The popular idea back then was to run away from alcohol and abstain any places and people that had anything to do with it. I was so fired on changing myself. I am gonna change everything in my life including who I am…
I guess the reason why I had to go back to my parents is because I couldn’t get in into any sober houses. I kept on calling and calling but I would either get voice mail or that they are full.
I think at the end it all worked out for my best interest because sober houses, free ones aren’t the best place to stay. Plus they usually are in unsafe neighborhoods, don’t really feel like getting shot or robbed.
I don’t know what it was call it God or whatever but I was able to find a job close to my house and I don’t even had to sacrifice pay rate. I think once you quit your addiction good things start to happen. I dont know why but they do.
So my counselor asked me this question ” You going home now so what’s different?” Actually it was a tough question for me because I was going to the place where alcohol and drunkenness is an open thing, although my parents had promised to drink in a way that it won’t bother me. It lasted a week. Of course it won’t last I knew that from the beginning and honestly I know now that it’s my problem not theirs.
So I sat in front of my counselor in her office thinking that’s a fucked up question to ask. So what’s really different, I asked myself? I was going back to the same situation that I left right before going to the hospital and then rehab. I wanted to say nothing is different but I knew that wasn’t the right answer. I kept on thinking like for four minutes and something suddenly clicked in my head, I am different, that’s what’s different now, it led me to a powerful realization. I am the owner of my sobriety. No one can make me do anything and no one ever did. I been told that before but my brain just hadn’t digested in the way that I can use till that moment.. I did this to myself and now I have the power to not do it again. It was a beginning of a road for me where I am taking responsibility of not drinking. I won’t lie it’s a very hard thing to do and I am still in progress.

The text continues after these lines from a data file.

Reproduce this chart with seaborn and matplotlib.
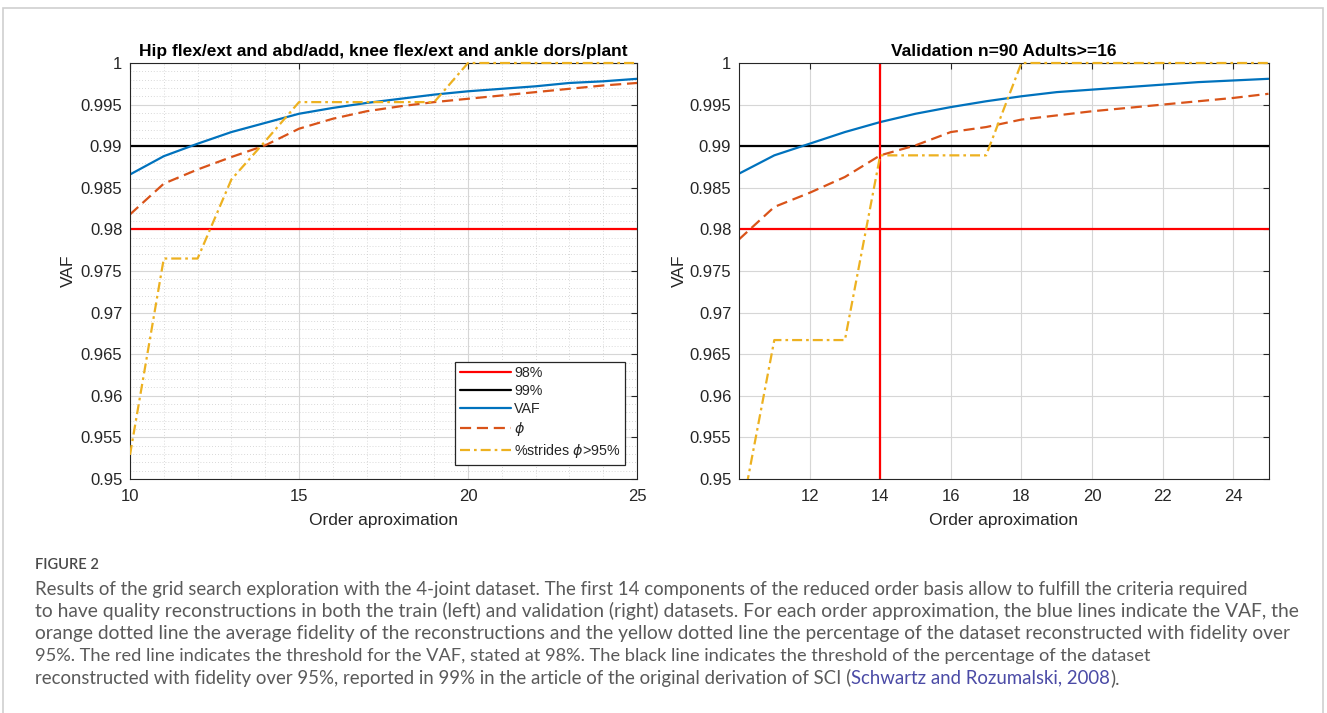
import matplotlib
matplotlib.use("Agg")
import matplotlib.pyplot as plt
import seaborn as sns
from matplotlib.ticker import MultipleLocator, FuncFormatter, FixedLocator
from matplotlib.patches import Rectangle
from matplotlib.lines import Line2D
from matplotlib.transforms import Bbox, TransformedBbox

# ---------------- data ----------------
order = list(range(10, 26))

train_vaf = [0.9866, 0.9888, 0.9903, 0.9917, 0.9928, 0.9939, 0.9946, 0.9952,
             0.9957, 0.9962, 0.9966, 0.9969, 0.9972, 0.9976, 0.9978, 0.9981]
train_phi = [0.9818, 0.9855, 0.9872, 0.9887, 0.9901, 0.9921, 0.9933, 0.9942,
             0.9948, 0.9953, 0.9957, 0.9961, 0.9965, 0.9969, 0.9973, 0.9976]
train_strides = [0.9529, 0.9765, 0.9765, 0.9860, 0.9906, 0.9953, 0.9953, 0.9953,
                 0.9953, 0.9953, 1.0, 1.0, 1.0, 1.0, 1.0, 1.0]

val_vaf = [0.9867, 0.9889, 0.9903, 0.9917, 0.9929, 0.9939, 0.9947, 0.9954,
           0.9960, 0.9965, 0.9968, 0.9971, 0.9974, 0.9977, 0.9979, 0.9981]
val_phi = [0.9788, 0.9827, 0.9844, 0.9863, 0.9889, 0.9901, 0.9917, 0.9923,
           0.9932, 0.9937, 0.9942, 0.9946, 0.9950, 0.9954, 0.9958, 0.9963]
val_strides = [0.9444, 0.9667, 0.9667, 0.9667, 0.9889, 0.9889, 0.9889, 0.9889,
               1.0, 1.0, 1.0, 1.0, 1.0, 1.0, 1.0, 1.0]

thr_vaf = 0.98
thr_strides = 0.99
chosen_order = 14

x_ticks_train = [10, 15, 20, 25]
x_ticks_val = [12, 14, 16, 18, 20, 22, 24]
y_ticks = [0.95, 0.955, 0.96, 0.965, 0.97, 0.975, 0.98, 0.985, 0.99, 0.995, 1.0]

title_train = "Hip flex/ext and abd/add, knee flex/ext and ankle dors/plant"
title_val = "Validation n=90 Adults>=16"
xlabel = "Order aproximation"
ylabel = "VAF"
legend_labels = ["98%", "99%", "VAF", r"$\phi$", r"%strides $\phi$>95%"]

caption_head = "FIGURE 2"
caption_lines = [
    "Results of the grid search exploration with the 4-joint dataset. The first 14 components of the reduced order basis allow to fulfill the criteria required",
    "to have quality reconstructions in both the train (left) and validation (right) datasets. For each order approximation, the blue lines indicate the VAF, the",
    "orange dotted line the average fidelity of the reconstructions and the yellow dotted line the percentage of the dataset reconstructed with fidelity over",
    "95%. The red line indicates the threshold for the VAF, stated at 98%. The black line indicates the threshold of the percentage of the dataset",
]
caption_last = ["reconstructed with fidelity over 95%, reported in 99% in the article of the original derivation of SCI (",
                "Schwartz and Rozumalski, 2008", ")."]

# ---------------- style ----------------
sns.set_style("white")
plt.rcParams['font.family'] = ['Liberation Sans', 'DejaVu Sans']
plt.rcParams['mathtext.fontset'] = 'dejavusans'

C_BLUE = "#0072BD"
C_ORANGE = "#D95319"
C_YELLOW = "#EDB120"
C_AX = "#262626"
LW = 1.6
DASH = (0, (5, 2.6))
DASHDOT = (0, (4.5, 1.8, 1.2, 1.8))

W, H = 1327, 713
fig = plt.figure(figsize=(W / 100, H / 100), dpi=100)
fig.patch.set_facecolor("white")

def px_rect(l, r, t, b):
    return [l / W, 1 - b / H, (r - l) / W, (b - t) / H]

ax1 = fig.add_axes(px_rect(130, 637, 63, 479))
ax2 = fig.add_axes(px_rect(739, 1268.5, 63, 479))

fmt = FuncFormatter(lambda v, p: "%g" % round(v, 4))

def style_axes(ax, xticks, minor):
    ax.set_xlim(10, 25)
    ax.set_ylim(0.95, 1.0)
    ax.xaxis.set_major_locator(FixedLocator(xticks))
    ax.yaxis.set_major_locator(FixedLocator(y_ticks))
    ax.yaxis.set_major_formatter(fmt)
    ax.xaxis.set_major_formatter(fmt)
    ax.set_axisbelow(True)
    ax.grid(which="major", color="#d6d6d6", linewidth=0.8, linestyle="-")
    if minor:
        ax.xaxis.set_minor_locator(MultipleLocator(1))
        ax.yaxis.set_minor_locator(MultipleLocator(0.001))
        ax.grid(which="minor", color="#cccccc", linewidth=0.6, linestyle=(0, (1, 2.5)))
    ax.tick_params(which="major", direction="in", length=4, width=0.8, color=C_AX,
                   top=True, right=True, labelsize=12, labelcolor=C_AX)
    ax.tick_params(axis="y", which="major", pad=5.5)
    ax.tick_params(axis="x", which="major", pad=7.5)
    ax.tick_params(which="minor", length=0, top=True, right=True)
    for s in ax.spines.values():
        s.set_color(C_AX)
        s.set_linewidth(0.8)
    ax.set_xlabel(xlabel, fontsize=12.5, color=C_AX, labelpad=6)
    ax.set_ylabel(ylabel, fontsize=12.5, color=C_AX)

def draw_series(ax, vaf, phi, strides):
    h1 = ax.axhline(thr_vaf, color="#FF0000", linewidth=LW)
    h2 = ax.axhline(thr_strides, color="black", linewidth=LW)
    sns.lineplot(x=order, y=vaf, ax=ax, color=C_BLUE, linewidth=LW, legend=False)
    sns.lineplot(x=order, y=phi, ax=ax, color=C_ORANGE, linewidth=LW, linestyle=DASH, legend=False)
    sns.lineplot(x=order, y=strides, ax=ax, color=C_YELLOW, linewidth=LW, linestyle=DASHDOT, legend=False)
    lines = ax.get_lines()
    ystr = lines[-1]
    ystr.set_zorder(3)
    # let the top step show over the upper frame like the original
    ystr.set_clip_box(TransformedBbox(Bbox([[0, 0], [1, 1.02]]), ax.transAxes))
    return [h1, h2, lines[-3], lines[-2], lines[-1]]

handles = draw_series(ax1, train_vaf, train_phi, train_strides)
style_axes(ax1, x_ticks_train, True)
ax1.set_title(title_train, fontsize=12.5, fontweight="bold", color="black", pad=5)
ax1.yaxis.set_label_coords(-0.106, 0.5)

leg_handles = [Line2D([], [], color=h.get_color(), linewidth=LW) for h in handles]
leg_handles[3].set_linestyle(DASH)
leg_handles[4].set_linestyle(DASHDOT)
leg = ax1.legend(leg_handles, legend_labels, loc="lower right", bbox_to_anchor=(0.976, 0.034),
                 borderaxespad=0, fancybox=False, framealpha=1, edgecolor=C_AX,
                 fontsize=10.3, handlelength=3.6, handletextpad=0.2, labelspacing=0.28,
                 borderpad=0.32)
leg.get_frame().set_linewidth(0.9)
for t in leg.get_texts():
    t.set_color(C_AX)

draw_series(ax2, val_vaf, val_phi, val_strides)
ax2.axvline(chosen_order, color="#FF0000", linewidth=LW)
style_axes(ax2, x_ticks_val, False)
ax2.set_title(title_val, fontsize=12.5, fontweight="bold", color="black", pad=5)
ax2.yaxis.set_label_coords(-0.099, 0.5)

# ---------------- frame & caption ----------------
fig.patches.append(Rectangle((3 / W, -0.1), (1323 - 3) / W, 1.1 - 8 / H,
                             transform=fig.transFigure, fill=False,
                             edgecolor="#cfcfcf", linewidth=1.2))

CAP_FONT = ['Lato', 'DejaVu Sans']
CAP_COL = "#5a5a5a"
LINK_COL = "#4b4ba6"
X0 = 35
fig.text(X0 / W, 1 - 565 / H, caption_head, fontsize=10.5, fontweight=600,
         color="#4a4a4a", family=CAP_FONT, va="center", ha="left")

renderer = fig.canvas.get_renderer()

def measure(s, size=12):
    t = fig.text(0, 0, s, fontsize=size, family=CAP_FONT)
    w = t.get_window_extent(renderer).width
    t.remove()
    return w

centers = [589, 611, 633, 656, 678]
line_ends = [1243, 1293, 1294, 1145, 1118]

for yc, xe, line in zip(centers, line_ends, caption_lines):
    size = 12 * (xe - X0) / measure(line)
    fig.text(X0 / W, 1 - yc / H, line, fontsize=size, color=CAP_COL, family=CAP_FONT,
             va="center", ha="left")

size_last = 12 * (line_ends[-1] - X0) / measure("".join(caption_last))
xcur = X0
for part, col in zip(caption_last, [CAP_COL, LINK_COL, CAP_COL]):
    t = fig.text(xcur / W, 1 - centers[-1] / H, part, fontsize=size_last, color=col,
                 family=CAP_FONT, va="center", ha="left")
    xcur += t.get_window_extent(renderer).width

fig.savefig("out.png", dpi=100, facecolor="white")
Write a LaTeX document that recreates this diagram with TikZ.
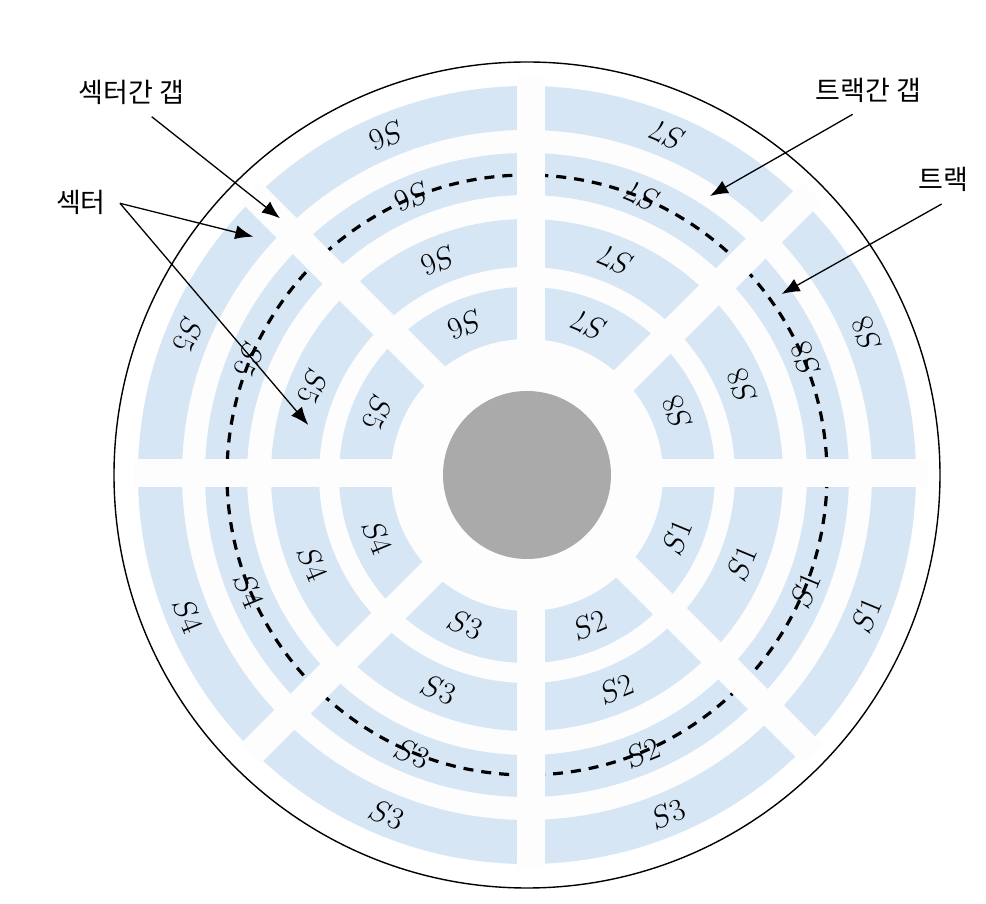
\RequirePackage{fix-cm}
\documentclass[tikz,border=0pt]{standalone}
\usepackage{fontspec}
\newfontfamily\kr{Noto Sans CJK KR}
\usetikzlibrary{arrows.meta}
\definecolor{sec}{RGB}{214,230,245}
\definecolor{gapc}{RGB}{253,253,253}
\definecolor{hubc}{RGB}{170,170,170}
\begin{document}
\begin{tikzpicture}[x=1pt,y=1pt,
  lbl/.style={font=\fontsize{31}{37}\selectfont, inner sep=0pt},
  note/.style={font=\kr\fontsize{27}{32}\selectfont, inner sep=0pt},
  arr/.style={-{Latex[length=18pt,width=14pt]}, line width=1.3pt}]
\useasboundingbox (-527,-429) rectangle (459,475);
% disk background and tracks
\fill[gapc] (0,0) circle (389);
\foreach \ri/\ro in {136/188,208/256,280/322,345/389}
  \fill[sec,even odd rule] (0,0) circle (\ro) (0,0) circle (\ri);
% dashed track
\draw[line width=3.2pt, dash pattern=on 10pt off 8pt] (0,0) circle (300);
% sector gaps
\foreach \a in {0,45,90,135}
  \fill[gapc, shift={(4.5,2.2)}, rotate=\a] (-397,-14) rectangle (397,14);
% hub
\fill[hubc] (0,0) circle (84);
% sector labels
\foreach \a/\t in {22.5/8,67.5/7,112.5/6,157.5/5,202.5/4,247.5/3,292.5/2,337.5/1}
  \foreach \r in {162,232,301}
    \node[lbl, rotate=\a+90] (l\t r\r) at (\a:\r) {$S\t$};
\foreach \a/\t in {22.5/8,67.5/7,112.5/6,157.5/5,202.5/4,247.5/3,292.5/3,337.5/1}
  \node[lbl, rotate=\a+90] (o\t a\a) at (\a:367) {$S\t$};
% outer circle
\draw[line width=1.4pt] (0,0) circle (413);
% annotations
\node[note] (n1) at (-395.5,382.5) {섹터간 갭};
\node[note] (n2) at (-446,272.5) {섹터};
\node[note] (n3) at (341.5,384.5) {트랙간 갭};
\node[note] (n4) at (416.5,295.5) {트랙};
\coordinate (a1s) at (-375.3,358.3); \coordinate (a1e) at (-247,256.7);
\coordinate (a2s) at (-407,271.7);   \coordinate (a2e) at (-273.7,238.3);
\coordinate (a3e) at (-218.7,50);
\coordinate (a4s) at (325.7,360.7);  \coordinate (a4e) at (183,279);
\coordinate (a5s) at (414.7,271);    \coordinate (a5e) at (254.7,181);
\draw[arr] (a1s) -- (a1e);
\draw[arr] (a2s) -- (a2e);
\draw[arr] (a2s) -- (a3e);
\draw[arr] (a4s) -- (a4e);
\draw[arr] (a5s) -- (a5e);
\end{tikzpicture}
\end{document}
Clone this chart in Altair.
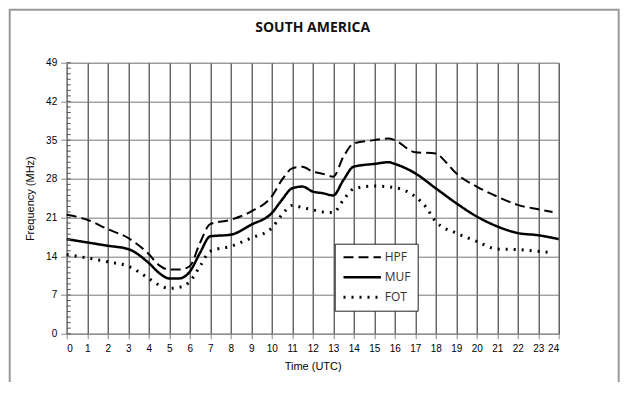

If you think about it it’s a scary thing knowing that the only person or thing I will be able to blame for my relapse is me. Fuck it’s harsh, but at the same way it frees me and my deepest worries. I feel more comfortable in the only constant thing in life which is change. No one can make me ever drink again. I don’t have to live in hell and pain anymore if I choose to not relapse. I think that is something that people have hard time doing, taking responsibility for their own sobriety when they try to quit. Urges, cravings mixed with perfect excuses can be very tricky to deal with at the beginning especially if you are not aware of how addiction works. By taking responsibility I actually killed all those perfect excuses to go back to drinking since I can only blame myself if I pick up that drink. All I am left with is dealing with that voice in my head that surely knows how to talk me into doing stuff. Something I need to pay close attention to but in no way it can be an excuse to drink. If it can talk me in I can surely talk myself out. I don’t spend time worrying who drinks or not anymore, my feelings don’t get hurt and I don’t waist my time on blaming others. It’s powerful. If I feel I am being overwhelmed or triggered I simply remove myself from that situation. After all I am defender of my own sobriety and no one can make me do anything.